How do you want to change the world? That's the No. 1 question the Centre for Social Innovation (CSI) asks prospective tenants. The answer could lead to a spot in the shared, eco-friendly office space in downtown Toronto that the organization provides to social innovators.
"We don't care what kind of governance model you come from," says Tonya Surman, founding executive director of CSI. "Our number one criteria is, 'How is your company, your project, your initiative working toward making the world a better place?' We have artists, environmentalists, videographers, people from education, health and social justice - people from across the political spectrum."
CSI is a social enterprise, defined by Ms. Surman as a revenue-generating, non-profit organization. All profit is directed toward the mission of supporting social innovation.
The shared workspace is key to that goal, creating "a whole bunch of intersections between sectors and people so that ideas get stirred up, collaborations occur and through those collaborations, projects and innovations start to emerge," says Ms. Surman.
When CSI first opened its doors to 14 founding tenants in 2004, traditional business was skeptical about whether the sharing concept would work, says Ms. Surman. But demand has been tremendous, and today CSI houses about 200 organizations in its downtown Spadina Avenue building and is anticipating more than 300 new ones in a new downtown location that will open soon.
CSI offers a range of services that support early stage startups. It also provides shared space for larger organizations such as the David Suzuki Foundation.

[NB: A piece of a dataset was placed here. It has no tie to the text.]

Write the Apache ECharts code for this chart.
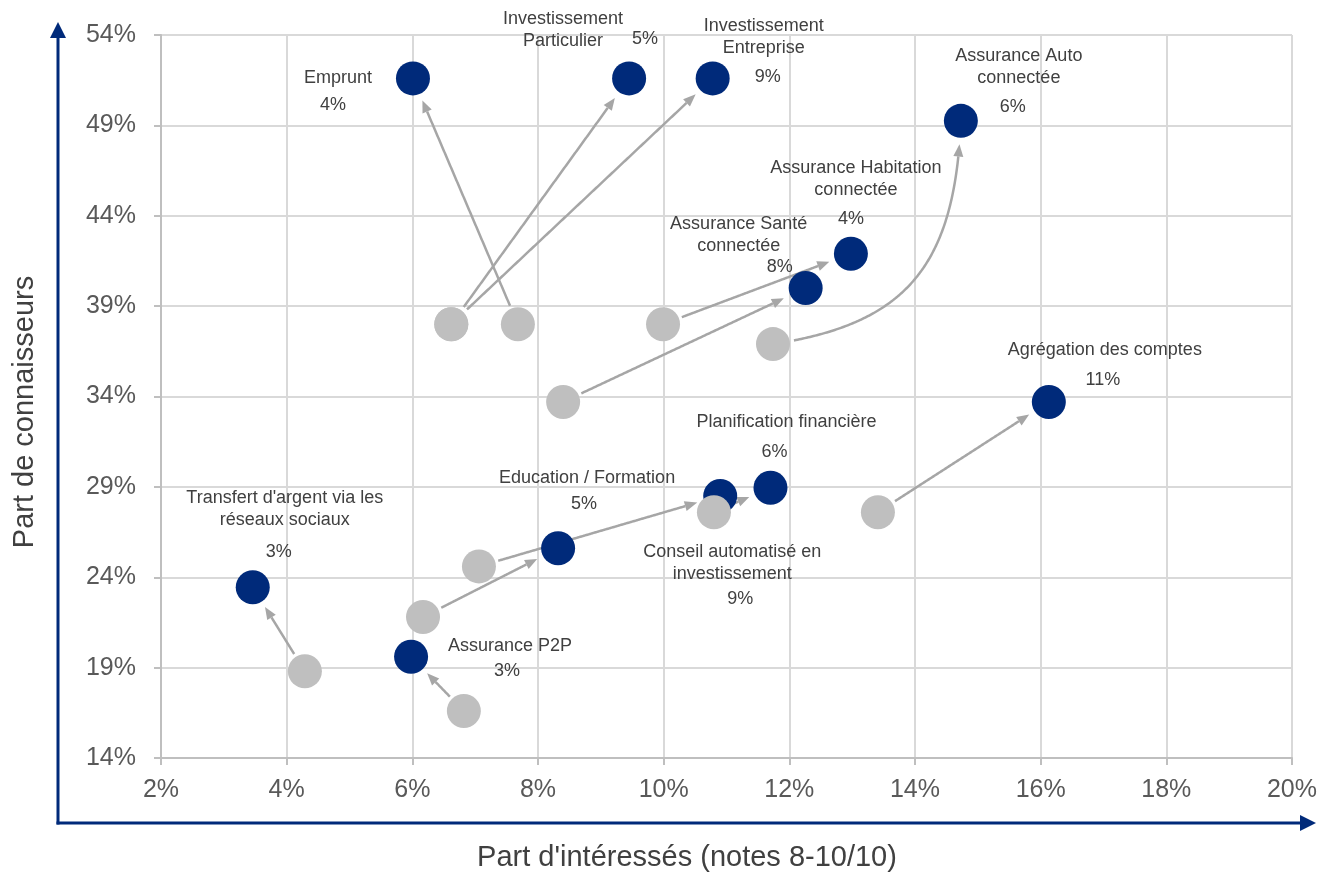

"Our model stops working at about five or six people," says Ms. Surman. "As soon as you get to that kind of staffing, you probably need to move on. Then you need your own culture, your own systems and it's time to graduate."
So how does sharing space work?
"Very practically, we provide shared offices: office suites, permanent desks and 'hot desking,' also known as co-working," says Ms. Surman. "Everybody who becomes a member pays us rent, starting at $75 a month all the way to $2,000 a month for a really gorgeous suite. We all have a little bit of space that we buy; then we share everything else - meeting rooms, kitchens, Internet access, telephone systems, fax machines, reception services and so on."
CSI's operation on Spadina Avenue has 45 private offices, each with a lockable door so people can have privacy. There are about 50 private desks in a big open space that also has a lockable area and lockers for the 'hot deskers.' They are people who aren't looking for permanent office space but just a little piece of it, explains Ms. Surman. Hot deskers bring their laptops in, get their morning coffee in the kitchen, plant themselves in the hot desking area and work with access to all the services.
"Through co-sharing we are able to have one photocopier instead of 200, one kitchen, instead of 200," says Ms. Surman. "Ninety-six per cent of our members ride their bikes or take transit to work.
"In addition to the events our members have, we host over 300 workshops, seminars, book launches and events in the space, and every one is encouraged to go zero-waste. We're pretty focused on how we do this in a sustainable way."
CSI also uses its procurement policy as a foundation for sustainability.
"Every single decision we make goes through an environmental lens, from our cleaning products to our dishes to our policies," says Ms. Surman. "We have some of the best organic free trade coffee, and every single milk product is organic. That costs us double, but this is a sign of our commitment to our procurement policy.
"Our motto is that we have a vision of how our world should be operating and we need to practice that in every single decision we make, from the paper that we use to the milk that we drink in our coffee. We need to make sure that those decisions reflect our values in every way.
"It's not always easy and there are always tons of compromises, but if we can't do it, who will?"